FANO – Secondo appuntamento della Rassegna “Con le parole giuste” dedicata quest’anno al tema della nostra RESPONSABILITA’ nei confronti del mondo.
Sabato 7 dicembre (ore 18) saranno a Fano per dialogare con il giudice Francesco Messina dell’Associazione Nazionale Magistrati, Alberto Conci e Manlio Milani nell’incontro pensato per commemorare i 50 anni della strage di piazza Fontana, l’attentato avvenuto il 12 dicembre 1969.
La bomba scoppiata il 12 dicembre del 1969 nella Banca Nazionale dell’Agricoltura di Milano, 17 morti e 88 feriti, segna uno snodo importante per le vicende politiche e sociali che verranno nel nostro Paese. La parola scelta sarà VITTIME proprio perchè si parlerà della responsabilità della nostra comunità nei confronti di tutte le vittime.
Manlio Milani, insignito dal Presidente della Repubblica Luigi Scalfaro nel 1994 del titolo di Commendatore, è presidente dell’Associazione familiari dei caduti di Piazza della Loggia e partecipa alla fondazione dell’Unione familiari vittime stragi, mentre con Comune e Provincia di Brescia ha fondato, nel 2000, la Casa della Memoria, centro di documentazione sulla strage bresciana e la violenza terroristica, neofascista in particolare. Nella strage di Piazza della Loggia avvenuta nel maggio 1974 Manlio ha perso la fidanzata Livia.
Alberto Conci laureato in Filosofia e Teologia all’università di Innsbruck è insegnante di religione al Liceo Scientifico e Linguistico “Leonardo da Vinci” di Trento. Con un gruppo di studenti ha realizzato due volumi (Sedie Vuote e A onor del vero) che contengono i dialoghi con alcuni dei familiari delle vittime dei terrorismi italiani. Per questi due volumi Conci è stato insignito dall’ex Capo dello Stato Giorgio Napolitano del riconoscimento di Cavaliere della Repubblica. Tiene periodici incontri nelle scuole durante i quali fornisce ai giovani conoscenze storico culturali degli eventi che hanno caratterizzato in maniera significativa l’Italia dalla fine degli anni Sessanta ai primi anni Ottanta.

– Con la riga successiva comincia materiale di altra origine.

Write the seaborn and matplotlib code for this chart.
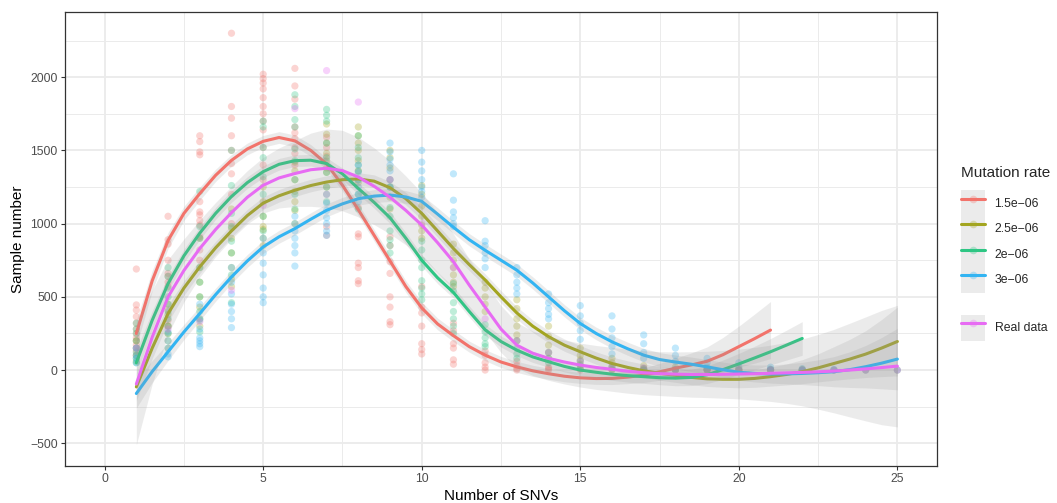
import numpy as np
import pandas as pd
import matplotlib
matplotlib.use("Agg")
import matplotlib.pyplot as plt
import seaborn as sns
from matplotlib.lines import Line2D
from matplotlib.patches import Patch

# Series (mutation rates + the real data), ggplot default hue colours
rate_names = ["1.5e-06", "2.5e-06", "2e-06", "3e-06", "Real data"]
rate_labels = ["1.5e\u221206", "2.5e\u221206", "2e\u221206", "3e\u221206", "Real data"]
rate_colors = ["#F2736B", "#A3A520", "#2EC684", "#33B4F2", "#E76BF3"]

# Simulated sample counts, one list per number of SNVs (1, 2, 3, ...)
pts_15 = [
    [690, 445, 410, 365, 320, 280, 250, 220, 200, 170, 130, 100],
    [1050, 890, 860, 750, 660, 640, 600, 570, 410, 340, 300],
    [1600, 1560, 1490, 1470, 1150, 1080, 1060, 1020, 990, 910, 820, 750],
    [2300, 1800, 1720, 1600, 1500, 1410, 1340, 1200, 1000],
    [2020, 1990, 1960, 1920, 1860, 1800, 1750, 1700, 1640, 1520, 1400, 1300],
    [2060, 1940, 1850, 1660, 1620, 1580, 1520, 1480, 1400],
    [1590, 1520, 1460, 1380, 1200, 980, 920],
    [1110, 930, 910, 730, 700, 610, 590],
    [910, 850, 740, 660, 500, 430, 330, 310],
    [570, 430, 390, 300, 180, 140, 110],
    [320, 270, 180, 150, 70, 40],
    [130, 100, 50, 20, 0],
    [60, 30, 10, 0],
    [20, 10, 0],
    [10, 0],
    [5, 0],
    [0], [0], [0], [0], [0],
]
pts_25 = [
    [200, 150, 100, 60],
    [450, 380, 300, 250, 200, 150],
    [900, 700, 600, 500, 430, 350, 300],
    [1100, 970, 900, 800, 700, 620, 570],
    [1250, 1150, 1050, 980, 960, 900, 850],
    [1420, 1360, 1300, 1220, 1150, 1090, 1000],
    [1680, 1610, 1550, 1480, 1430, 1350, 1250],
    [1660, 1600, 1550, 1500, 1430, 1360, 1280],
    [1500, 1450, 1380, 1300, 1250, 1180, 1100],
    [1260, 1200, 1120, 1050, 990, 950, 900],
    [860, 800, 750, 700, 650, 600, 570],
    [600, 560, 500, 450, 400],
    [480, 420, 350, 300, 240, 200],
    [300, 230, 170, 120, 80],
    [150, 100, 70, 40],
    [80, 50, 20],
    [30, 10, 0],
    [20, 0],
    [10, 0], [10, 0], [5, 0], [5, 0], [0], [0], [0],
]
pts_20 = [
    [320, 280, 250, 200, 150, 120, 80, 50],
    [700, 640, 560, 500, 450, 400, 350, 300, 250],
    [1220, 980, 900, 700, 600, 500, 400, 340, 260],
    [1500, 1260, 1070, 980, 880, 800, 650, 460],
    [1700, 1660, 1520, 1450, 1320, 1200, 1050, 950],
    [1880, 1800, 1710, 1660, 1510, 1430, 1300, 1200, 1100],
    [1780, 1740, 1700, 1550, 1450, 1350, 1250, 1150],
    [1600, 1520, 1450, 1400, 1360, 1300, 1200, 1100],
    [1250, 1110, 1050, 950, 890, 850, 800],
    [880, 820, 750, 700, 610, 560, 520, 480],
    [590, 540, 460, 400, 350, 300, 250],
    [310, 260, 220, 180, 160],
    [200, 150, 110, 80],
    [120, 80, 50],
    [60, 30, 10],
    [20, 5],
    [10, 0],
    [5, 0], [5, 0], [0], [0], [0],
]
pts_30 = [
    [150, 100, 80, 50],
    [260, 200, 150, 110, 90],
    [450, 350, 280, 220, 200, 180, 160],
    [700, 600, 520, 450, 400, 350, 290],
    [900, 800, 730, 650, 560, 500, 460],
    [1050, 1000, 950, 900, 850, 800, 710],
    [1200, 1140, 1090, 1040, 1000, 950, 920],
    [1400, 1350, 1300, 1250, 1200, 1150],
    [1550, 1490, 1440, 1400, 1360, 1300, 1250],
    [1500, 1420, 1360, 1300, 1250, 1220, 1180],
    [1340, 1160, 1080, 1040, 1000, 980],
    [1020, 880, 850, 800, 760, 700],
    [700, 650, 600, 560, 520],
    [520, 460, 420, 380, 350],
    [440, 370, 320, 270, 210],
    [370, 280, 220, 160, 110],
    [240, 180, 120, 80],
    [150, 100, 60],
    [80, 50, 20],
    [50, 20],
    [20, 5],
    [10, 0],
    [5, 0],
    [0], [0],
]
# Real data: one count per number of SNVs
pts_real = [150, 280, 330, 545, 1125, 1785, 2045, 1830, 1300, 1000, 700, 350,
            200, 120, 60, 30, 15, 5, 2, 1, 1, 0, 0, 0, 0]

# Smoothed fits (read every 0.5 SNV, starting at 1)
fit_15 = [250, 610, 885, 1070, 1205, 1330, 1432, 1510, 1562, 1588,
          1565, 1500, 1408, 1262, 1095, 920, 745, 570, 425, 315,
          235, 160, 102, 55, 22, -5, -25, -42, -53, -58,
          -57, -48, -35, -12, 13, 35, 60, 105, 160, 215, 273]
fit_25 = [-115, 150, 386, 560, 705, 835, 950, 1055, 1140, 1190,
          1228, 1260, 1284, 1300, 1305, 1290, 1245, 1170, 1070, 950,
          830, 720, 615, 500, 390, 300, 228, 170, 125, 82,
          45, 18, -5, -22, -36, -50, -60, -63, -63, -57,
          -45, -30, -11, 15, 45, 75, 109, 150, 195]
fit_20 = [50, 340, 590, 780, 935, 1070, 1185, 1280, 1355, 1405,
          1430, 1433, 1410, 1340, 1240, 1145, 1040, 900, 750, 630,
          530, 400, 275, 195, 136, 90, 57, 25, 0, -15,
          -28, -38, -45, -52, -55, -50, -32, 3, 42, 83,
          125, 170, 216]
fit_30 = [-160, -10, 125, 260, 386, 515, 636, 745, 841, 910,
          966, 1030, 1091, 1135, 1170, 1188, 1195, 1182, 1152, 1065,
          975, 890, 818, 750, 682, 595, 500, 405, 318, 250,
          193, 145, 102, 72, 55, 40, 22, 2, -15, -23,
          -27, -26, -23, -18, -11, 3, 23, 47, 75]
fit_real = [-95, 225, 500, 680, 830, 960, 1075, 1180, 1262, 1312,
            1342, 1368, 1378, 1362, 1318, 1255, 1180, 1090, 990, 870,
            740, 580, 430, 280, 170, 115, 80, 55, 34, 18,
            5, -8, -18, -24, -28, -30, -30, -29, -27, -25,
            -22, -19, -16, -12, -7, 0, 8, 17, 27]

# Half-width of the confidence band, same grid as the fits
se_15 = [90, 70, 55, 48, 45, 42, 40, 40, 40, 40,
         40, 40, 40, 40, 40, 40, 40, 40, 40, 40,
         40, 38, 38, 38, 38, 38, 38, 38, 38, 40,
         42, 45, 50, 58, 68, 82, 98, 118, 140, 168, 195]
se_25 = [95, 72, 58, 50, 46, 44, 43, 43, 43, 43,
         43, 43, 43, 43, 43, 43, 43, 43, 43, 43,
         42, 42, 42, 42, 42, 42, 42, 42, 42, 43,
         44, 45, 46, 47, 48, 50, 52, 55, 58, 61,
         65, 72, 82, 96, 115, 135, 160, 195, 235]
se_20 = [85, 65, 52, 46, 43, 41, 40, 40, 40, 40,
         40, 40, 40, 40, 40, 40, 40, 40, 40, 40,
         38, 38, 38, 38, 38, 38, 38, 38, 38, 40,
         42, 44, 46, 48, 52, 56, 60, 66, 72, 80,
         90, 102, 115]
se_30 = [100, 75, 60, 52, 48, 45, 44, 44, 44, 44,
         44, 44, 44, 44, 44, 44, 44, 44, 44, 44,
         42, 42, 42, 42, 42, 42, 42, 42, 42, 43,
         44, 45, 46, 47, 48, 49, 50, 52, 55, 58,
         62, 68, 76, 88, 103, 122, 145, 175, 210]
se_real = [415, 320, 255, 215, 195, 185, 180, 182, 190, 205,
           225, 250, 268, 275, 272, 262, 250, 235, 220, 205,
           190, 178, 168, 160, 155, 152, 150, 150, 150, 150,
           150, 150, 150, 150, 152, 155, 158, 163, 170, 180,
           192, 208, 228, 255, 285, 320, 355, 390, 415]

# long table of the scatter points
rows = []
for name, pts in zip(rate_names[:4], [pts_15, pts_25, pts_20, pts_30]):
    for i, vals in enumerate(pts):
        for v in vals:
            rows.append((i + 1, v, name))
for i, v in enumerate(pts_real):
    rows.append((i + 1, v, "Real data"))
df = pd.DataFrame(rows, columns=["snv", "count", "rate"])

sns.set_theme(style="whitegrid", rc={
    "axes.facecolor": "white",
    "grid.color": "#EBEBEB",
    "axes.edgecolor": "#333333",
})
plt.rcParams["font.family"] = ["Liberation Sans", "DejaVu Sans"]

fig, ax = plt.subplots(figsize=(10.57, 5.03))
fig.subplots_adjust(left=65 / 1057, right=937 / 1057, top=1 - 12 / 503, bottom=1 - 466 / 503)

palette = dict(zip(rate_names, rate_colors))
sns.scatterplot(data=df, x="snv", y="count", hue="rate", hue_order=rate_names,
                palette=palette, alpha=0.3, s=27, linewidth=0, legend=False,
                ax=ax, zorder=2)

fits = [fit_15, fit_25, fit_20, fit_30, fit_real]
ses = [se_15, se_25, se_20, se_30, se_real]
for name, fit, se in zip(rate_names, fits, ses):
    xs = 1 + 0.5 * np.arange(len(fit))
    fit = np.array(fit, dtype=float)
    se = np.array(se, dtype=float)
    ax.fill_between(xs, fit - se, fit + se, color="#999999", alpha=0.19, lw=0, zorder=3)
    sns.lineplot(x=xs, y=fit, color=palette[name], lw=2.2, ax=ax, zorder=3)

# axes
ax.set_xlim(-1.25, 26.25)
ax.set_ylim(-655, 2445)
ax.set_xticks([0, 5, 10, 15, 20, 25])
ax.set_xticks([2.5, 7.5, 12.5, 17.5, 22.5], minor=True)
ax.set_yticks([-500, 0, 500, 1000, 1500, 2000])
ax.set_yticks([-250, 250, 750, 1250, 1750, 2250], minor=True)
ax.grid(True, which="major", color="#EBEBEB", lw=1.3)
ax.grid(True, which="minor", color="#EBEBEB", lw=0.7)
ax.set_axisbelow(True)
for sp in ax.spines.values():
    sp.set_color("#333333")
    sp.set_linewidth(0.9)
ax.tick_params(which="major", direction="out", length=3, width=0.8, color="#333333",
               labelsize=8.8, labelcolor="#4D4D4D", pad=2.2, left=True, bottom=True)
ax.tick_params(which="minor", length=0)
ax.set_xlabel("Number of SNVs", fontsize=11, color="black", labelpad=2.5)
ax.set_ylabel("Sample number", fontsize=11, color="black", labelpad=4)

# legends: the four rates, then the real data on its own
def key(color):
    return (Patch(facecolor="#999999", alpha=0.19, edgecolor="none"),
            Line2D([], [], ls="none", marker="o", markersize=5.5, markeredgewidth=0,
                   markerfacecolor=color, alpha=0.3),
            Line2D([], [], color=color, lw=2.2))

common = dict(loc="upper left", frameon=False, fontsize=8.8, handlelength=2.0,
              handleheight=2.84, labelspacing=0, handletextpad=0.75, borderpad=0,
              borderaxespad=0)
leg = fig.legend([key(c) for c in rate_colors[:4]], rate_labels[:4], title="Mutation rate",
                 title_fontsize=11, alignment="left",
                 bbox_to_anchor=(961 / 1057, 1 - 166 / 503), **common)
leg._legend_box.sep = 7.5  # gap between title and keys
fig.legend([key(rate_colors[4])], rate_labels[4:],
           bbox_to_anchor=(961 / 1057, 1 - 315 / 503), **common)

fig.savefig("out.png", dpi=100)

“La strage di Piazza Fontana, il 12 dicembre 1969, rappresenta nel nostro Paese un punto di non ritorno – afferma il professor Conci – la bomba collocata nella Banca nazionale dell’Agricoltura, che uccide 17 persone e ne ferisce una novantina, fa parte di un disegno eversivo che, in quel pomeriggio, intende colpire la giovane democrazia italiana collocando altre quattro bombe, tre delle quali a Roma e una nella Banca Commerciale di Milano.
La strage, solo inizialmente attribuita a esponenti anarchici, viene ben presto ricondotta agli ambienti dell’estrema destra ordinovista e tale ipotesi verrà confermata dalle indagini. La vicenda processuale, che confermerà la matrice ideologica della strage e porterà alla luce le responsabilità di alcuni ufficiali dei servizi segreti italiani, lascerà nei familiari delle vittime l’impressione amara di una sostanziale impunità degli esecutori e dei mandanti. Una percezione tanto più drammatica se si tiene conto del fatto che la strage costituisce da un lato il punto di arrivo di una stagione di grandi fermenti sociali che la precedono – si pensi solo all’autunno caldo, con un numero di ore scioperate che non ha eguali in tutta la nostra storia repubblicana – e dall’altro il momento reale e simbolico in cui si comprende il significato della strategia della tensione in un Paese, l’Italia, che era allora l’unica democrazia liberale del sud Europa.
La storia delle vittime di piazza Fontana si intreccia così con la grande storia: esse sono gli obiettivi di una strategia che lascia soli i familiari che si trovano, loro malgrado, ad essere i simboli degli effetti della violenza stagista che colpisce con una intensità che non aveva precedenti dopo la fine della guerra; ma sono anche coloro che diventano, con il loro bisogno di giustizia e di verità, il simbolo di un Paese che non si vuole piegare al ricatto delle ideologie eversive. Da lì non sarà più possibile tornare indietro. Sarà l’inizio della drammatica stagione dei terrorismi italiani che, con metodi diversi, segneranno la vita politica e sociale per i due decenni successivi.
Di questo e tanto altro – conclude il professore – parleremo con Manlio Milani, presidente della Casa della Memoria di Brescia, uno dei più autorevoli testimoni della necessità di ricostruire la storia degli anni di piombo”.